# WORK REQUIRED:
Copy out the listing that follows, exactly, without its pictures.

════════

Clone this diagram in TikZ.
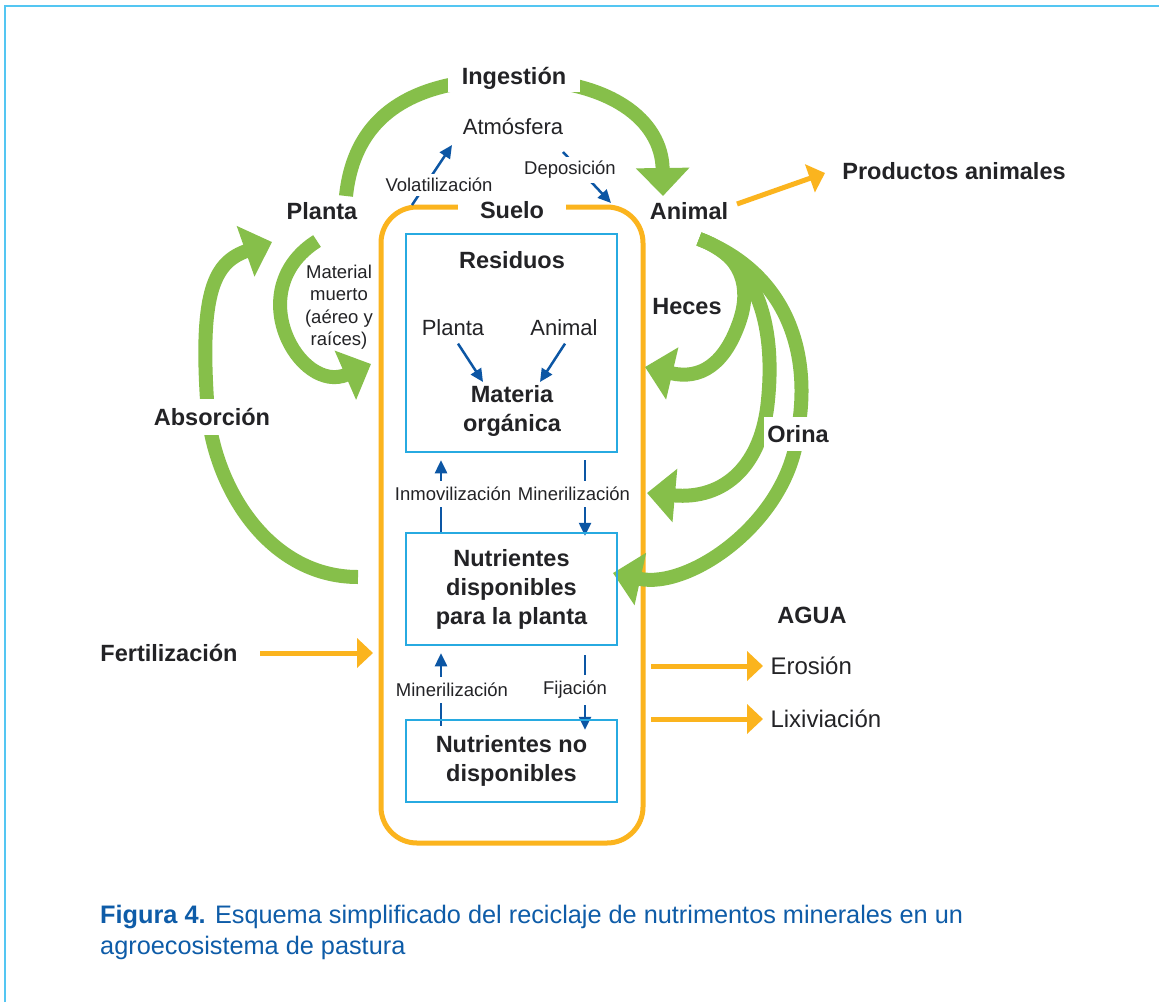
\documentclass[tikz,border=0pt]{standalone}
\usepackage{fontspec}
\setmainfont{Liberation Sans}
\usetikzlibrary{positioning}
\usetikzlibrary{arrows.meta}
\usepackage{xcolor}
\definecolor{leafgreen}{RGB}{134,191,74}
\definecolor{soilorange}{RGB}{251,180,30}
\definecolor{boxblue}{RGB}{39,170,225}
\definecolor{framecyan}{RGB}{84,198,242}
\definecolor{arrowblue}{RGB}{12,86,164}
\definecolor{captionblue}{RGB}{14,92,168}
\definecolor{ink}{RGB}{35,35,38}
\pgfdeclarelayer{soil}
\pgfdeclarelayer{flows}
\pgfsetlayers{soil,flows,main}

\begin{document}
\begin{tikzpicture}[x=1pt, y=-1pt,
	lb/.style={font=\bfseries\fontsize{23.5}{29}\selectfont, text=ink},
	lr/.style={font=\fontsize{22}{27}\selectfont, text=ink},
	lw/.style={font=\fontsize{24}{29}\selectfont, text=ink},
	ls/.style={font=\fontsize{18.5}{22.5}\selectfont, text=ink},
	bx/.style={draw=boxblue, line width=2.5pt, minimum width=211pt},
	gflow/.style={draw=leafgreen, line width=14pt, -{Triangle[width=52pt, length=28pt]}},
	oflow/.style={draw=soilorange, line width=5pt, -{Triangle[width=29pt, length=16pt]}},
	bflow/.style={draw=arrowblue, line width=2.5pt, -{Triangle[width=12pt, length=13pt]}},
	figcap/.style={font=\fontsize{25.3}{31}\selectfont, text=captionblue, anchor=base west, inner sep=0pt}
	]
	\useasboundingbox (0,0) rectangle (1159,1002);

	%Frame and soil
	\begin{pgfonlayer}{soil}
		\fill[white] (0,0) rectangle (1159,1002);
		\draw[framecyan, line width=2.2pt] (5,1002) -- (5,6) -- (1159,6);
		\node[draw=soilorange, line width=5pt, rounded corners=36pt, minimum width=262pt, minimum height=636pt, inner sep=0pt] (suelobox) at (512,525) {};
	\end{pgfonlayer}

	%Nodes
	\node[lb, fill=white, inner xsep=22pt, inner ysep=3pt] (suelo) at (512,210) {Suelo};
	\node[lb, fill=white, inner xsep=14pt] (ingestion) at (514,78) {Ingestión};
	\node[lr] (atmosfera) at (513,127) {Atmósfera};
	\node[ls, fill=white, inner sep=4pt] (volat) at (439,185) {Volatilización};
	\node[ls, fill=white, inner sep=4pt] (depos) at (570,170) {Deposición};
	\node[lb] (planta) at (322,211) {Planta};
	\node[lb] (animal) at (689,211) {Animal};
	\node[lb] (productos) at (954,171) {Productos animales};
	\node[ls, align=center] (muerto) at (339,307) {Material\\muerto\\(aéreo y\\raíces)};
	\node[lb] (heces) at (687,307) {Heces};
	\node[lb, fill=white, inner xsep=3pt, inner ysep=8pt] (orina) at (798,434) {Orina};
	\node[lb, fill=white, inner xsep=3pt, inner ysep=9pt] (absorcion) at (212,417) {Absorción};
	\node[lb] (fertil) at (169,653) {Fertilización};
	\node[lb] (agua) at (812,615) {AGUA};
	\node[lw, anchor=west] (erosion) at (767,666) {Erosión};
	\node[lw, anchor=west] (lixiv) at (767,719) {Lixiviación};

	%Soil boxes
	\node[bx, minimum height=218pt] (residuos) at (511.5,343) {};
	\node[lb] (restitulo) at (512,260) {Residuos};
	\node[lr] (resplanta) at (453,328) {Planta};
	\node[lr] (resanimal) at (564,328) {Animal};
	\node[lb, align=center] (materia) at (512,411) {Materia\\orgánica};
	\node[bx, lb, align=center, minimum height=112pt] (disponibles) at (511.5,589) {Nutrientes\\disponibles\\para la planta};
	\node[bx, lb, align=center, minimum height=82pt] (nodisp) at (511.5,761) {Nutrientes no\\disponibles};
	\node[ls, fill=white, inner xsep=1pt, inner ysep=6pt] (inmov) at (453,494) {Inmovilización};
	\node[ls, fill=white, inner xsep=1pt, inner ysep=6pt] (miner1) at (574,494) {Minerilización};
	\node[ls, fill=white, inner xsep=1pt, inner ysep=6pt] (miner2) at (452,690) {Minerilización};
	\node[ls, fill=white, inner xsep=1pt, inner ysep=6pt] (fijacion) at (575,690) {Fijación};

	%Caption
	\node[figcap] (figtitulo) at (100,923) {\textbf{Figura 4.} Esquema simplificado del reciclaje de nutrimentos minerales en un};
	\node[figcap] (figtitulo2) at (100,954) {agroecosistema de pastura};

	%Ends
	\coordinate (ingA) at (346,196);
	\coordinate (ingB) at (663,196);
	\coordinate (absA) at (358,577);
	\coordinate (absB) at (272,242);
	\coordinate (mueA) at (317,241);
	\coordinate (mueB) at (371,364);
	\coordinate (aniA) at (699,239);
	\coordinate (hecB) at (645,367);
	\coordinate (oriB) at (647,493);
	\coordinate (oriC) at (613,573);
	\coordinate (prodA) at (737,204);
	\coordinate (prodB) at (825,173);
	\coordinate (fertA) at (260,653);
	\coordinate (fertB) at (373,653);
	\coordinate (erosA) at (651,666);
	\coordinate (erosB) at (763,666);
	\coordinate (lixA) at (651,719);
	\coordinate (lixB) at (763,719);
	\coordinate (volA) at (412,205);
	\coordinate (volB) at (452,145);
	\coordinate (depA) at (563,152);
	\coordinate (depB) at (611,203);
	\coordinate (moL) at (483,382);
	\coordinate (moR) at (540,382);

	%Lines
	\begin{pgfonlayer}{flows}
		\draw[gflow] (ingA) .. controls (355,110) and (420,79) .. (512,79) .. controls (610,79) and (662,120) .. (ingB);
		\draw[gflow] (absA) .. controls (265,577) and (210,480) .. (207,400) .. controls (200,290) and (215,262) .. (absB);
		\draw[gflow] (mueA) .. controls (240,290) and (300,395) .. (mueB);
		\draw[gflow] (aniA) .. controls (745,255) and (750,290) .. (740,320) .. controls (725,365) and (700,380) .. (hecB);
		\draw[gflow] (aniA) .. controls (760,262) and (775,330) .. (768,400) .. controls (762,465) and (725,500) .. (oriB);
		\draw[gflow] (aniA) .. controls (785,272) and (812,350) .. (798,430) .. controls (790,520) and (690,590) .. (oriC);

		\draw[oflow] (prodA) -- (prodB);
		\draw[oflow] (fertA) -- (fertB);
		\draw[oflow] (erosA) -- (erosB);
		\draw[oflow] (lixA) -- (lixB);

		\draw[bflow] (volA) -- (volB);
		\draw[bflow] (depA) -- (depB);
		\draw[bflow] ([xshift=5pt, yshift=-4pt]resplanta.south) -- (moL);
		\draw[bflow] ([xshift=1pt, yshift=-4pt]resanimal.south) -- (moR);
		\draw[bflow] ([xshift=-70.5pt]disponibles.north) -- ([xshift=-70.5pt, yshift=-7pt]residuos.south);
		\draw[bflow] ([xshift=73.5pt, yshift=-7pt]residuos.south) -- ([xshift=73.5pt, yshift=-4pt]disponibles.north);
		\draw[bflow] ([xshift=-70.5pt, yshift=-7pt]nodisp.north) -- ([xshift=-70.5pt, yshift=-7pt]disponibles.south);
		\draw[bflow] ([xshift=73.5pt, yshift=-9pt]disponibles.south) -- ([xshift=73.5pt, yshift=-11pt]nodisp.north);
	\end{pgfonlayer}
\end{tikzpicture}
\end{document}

════════

# EXERCISE RESPONSE:
Clone this diagram in TikZ.
\documentclass[tikz,border=0pt]{standalone}
\usepackage{fontspec}
\setmainfont{Liberation Sans}
\usetikzlibrary{positioning}
\usetikzlibrary{arrows.meta}
\usepackage{xcolor}
\definecolor{leafgreen}{RGB}{134,191,74}
\definecolor{soilorange}{RGB}{251,180,30}
\definecolor{boxblue}{RGB}{39,170,225}
\definecolor{framecyan}{RGB}{84,198,242}
\definecolor{arrowblue}{RGB}{12,86,164}
\definecolor{captionblue}{RGB}{14,92,168}
\definecolor{ink}{RGB}{35,35,38}
\pgfdeclarelayer{soil}
\pgfdeclarelayer{flows}
\pgfsetlayers{soil,flows,main}

\begin{document}
\begin{tikzpicture}[x=1pt, y=-1pt,
	lb/.style={font=\bfseries\fontsize{23.5}{29}\selectfont, text=ink},
	lr/.style={font=\fontsize{22}{27}\selectfont, text=ink},
	lw/.style={font=\fontsize{24}{29}\selectfont, text=ink},
	ls/.style={font=\fontsize{18.5}{22.5}\selectfont, text=ink},
	bx/.style={draw=boxblue, line width=2.5pt, minimum width=211pt},
	gflow/.style={draw=leafgreen, line width=14pt, -{Triangle[width=52pt, length=28pt]}},
	oflow/.style={draw=soilorange, line width=5pt, -{Triangle[width=29pt, length=16pt]}},
	bflow/.style={draw=arrowblue, line width=2.5pt, -{Triangle[width=12pt, length=13pt]}},
	figcap/.style={font=\fontsize{25.3}{31}\selectfont, text=captionblue, anchor=base west, inner sep=0pt}
	]
	\useasboundingbox (0,0) rectangle (1159,1002);

	%Frame and soil
	\begin{pgfonlayer}{soil}
		\fill[white] (0,0) rectangle (1159,1002);
		\draw[framecyan, line width=2.2pt] (5,1002) -- (5,6) -- (1159,6);
		\node[draw=soilorange, line width=5pt, rounded corners=36pt, minimum width=262pt, minimum height=636pt, inner sep=0pt] (suelobox) at (512,525) {};
	\end{pgfonlayer}

	%Nodes
	\node[lb, fill=white, inner xsep=22pt, inner ysep=3pt] (suelo) at (512,210) {Suelo};
	\node[lb, fill=white, inner xsep=14pt] (ingestion) at (514,78) {Ingestión};
	\node[lr] (atmosfera) at (513,127) {Atmósfera};
	\node[ls, fill=white, inner sep=4pt] (volat) at (439,185) {Volatilización};
	\node[ls, fill=white, inner sep=4pt] (depos) at (570,170) {Deposición};
	\node[lb] (planta) at (322,211) {Planta};
	\node[lb] (animal) at (689,211) {Animal};
	\node[lb] (productos) at (954,171) {Productos animales};
	\node[ls, align=center] (muerto) at (339,307) {Material\\muerto\\(aéreo y\\raíces)};
	\node[lb] (heces) at (687,307) {Heces};
	\node[lb, fill=white, inner xsep=3pt, inner ysep=8pt] (orina) at (798,434) {Orina};
	\node[lb, fill=white, inner xsep=3pt, inner ysep=9pt] (absorcion) at (212,417) {Absorción};
	\node[lb] (fertil) at (169,653) {Fertilización};
	\node[lb] (agua) at (812,615) {AGUA};
	\node[lw, anchor=west] (erosion) at (767,666) {Erosión};
	\node[lw, anchor=west] (lixiv) at (767,719) {Lixiviación};

	%Soil boxes
	\node[bx, minimum height=218pt] (residuos) at (511.5,343) {};
	\node[lb] (restitulo) at (512,260) {Residuos};
	\node[lr] (resplanta) at (453,328) {Planta};
	\node[lr] (resanimal) at (564,328) {Animal};
	\node[lb, align=center] (materia) at (512,411) {Materia\\orgánica};
	\node[bx, lb, align=center, minimum height=112pt] (disponibles) at (511.5,589) {Nutrientes\\disponibles\\para la planta};
	\node[bx, lb, align=center, minimum height=82pt] (nodisp) at (511.5,761) {Nutrientes no\\disponibles};
	\node[ls, fill=white, inner xsep=1pt, inner ysep=6pt] (inmov) at (453,494) {Inmovilización};
	\node[ls, fill=white, inner xsep=1pt, inner ysep=6pt] (miner1) at (574,494) {Minerilización};
	\node[ls, fill=white, inner xsep=1pt, inner ysep=6pt] (miner2) at (452,690) {Minerilización};
	\node[ls, fill=white, inner xsep=1pt, inner ysep=6pt] (fijacion) at (575,690) {Fijación};

	%Caption
	\node[figcap] (figtitulo) at (100,923) {\textbf{Figura 4.} Esquema simplificado del reciclaje de nutrimentos minerales en un};
	\node[figcap] (figtitulo2) at (100,954) {agroecosistema de pastura};

	%Ends
	\coordinate (ingA) at (346,196);
	\coordinate (ingB) at (663,196);
	\coordinate (absA) at (358,577);
	\coordinate (absB) at (272,242);
	\coordinate (mueA) at (317,241);
	\coordinate (mueB) at (371,364);
	\coordinate (aniA) at (699,239);
	\coordinate (hecB) at (645,367);
	\coordinate (oriB) at (647,493);
	\coordinate (oriC) at (613,573);
	\coordinate (prodA) at (737,204);
	\coordinate (prodB) at (825,173);
	\coordinate (fertA) at (260,653);
	\coordinate (fertB) at (373,653);
	\coordinate (erosA) at (651,666);
	\coordinate (erosB) at (763,666);
	\coordinate (lixA) at (651,719);
	\coordinate (lixB) at (763,719);
	\coordinate (volA) at (412,205);
	\coordinate (volB) at (452,145);
	\coordinate (depA) at (563,152);
	\coordinate (depB) at (611,203);
	\coordinate (moL) at (483,382);
	\coordinate (moR) at (540,382);

	%Lines
	\begin{pgfonlayer}{flows}
		\draw[gflow] (ingA) .. controls (355,110) and (420,79) .. (512,79) .. controls (610,79) and (662,120) .. (ingB);
		\draw[gflow] (absA) .. controls (265,577) and (210,480) .. (207,400) .. controls (200,290) and (215,262) .. (absB);
		\draw[gflow] (mueA) .. controls (240,290) and (300,395) .. (mueB);
		\draw[gflow] (aniA) .. controls (745,255) and (750,290) .. (740,320) .. controls (725,365) and (700,380) .. (hecB);
		\draw[gflow] (aniA) .. controls (760,262) and (775,330) .. (768,400) .. controls (762,465) and (725,500) .. (oriB);
		\draw[gflow] (aniA) .. controls (785,272) and (812,350) .. (798,430) .. controls (790,520) and (690,590) .. (oriC);

		\draw[oflow] (prodA) -- (prodB);
		\draw[oflow] (fertA) -- (fertB);
		\draw[oflow] (erosA) -- (erosB);
		\draw[oflow] (lixA) -- (lixB);

		\draw[bflow] (volA) -- (volB);
		\draw[bflow] (depA) -- (depB);
		\draw[bflow] ([xshift=5pt, yshift=-4pt]resplanta.south) -- (moL);
		\draw[bflow] ([xshift=1pt, yshift=-4pt]resanimal.south) -- (moR);
		\draw[bflow] ([xshift=-70.5pt]disponibles.north) -- ([xshift=-70.5pt, yshift=-7pt]residuos.south);
		\draw[bflow] ([xshift=73.5pt, yshift=-7pt]residuos.south) -- ([xshift=73.5pt, yshift=-4pt]disponibles.north);
		\draw[bflow] ([xshift=-70.5pt, yshift=-7pt]nodisp.north) -- ([xshift=-70.5pt, yshift=-7pt]disponibles.south);
		\draw[bflow] ([xshift=73.5pt, yshift=-9pt]disponibles.south) -- ([xshift=73.5pt, yshift=-11pt]nodisp.north);
	\end{pgfonlayer}
\end{tikzpicture}
\end{document}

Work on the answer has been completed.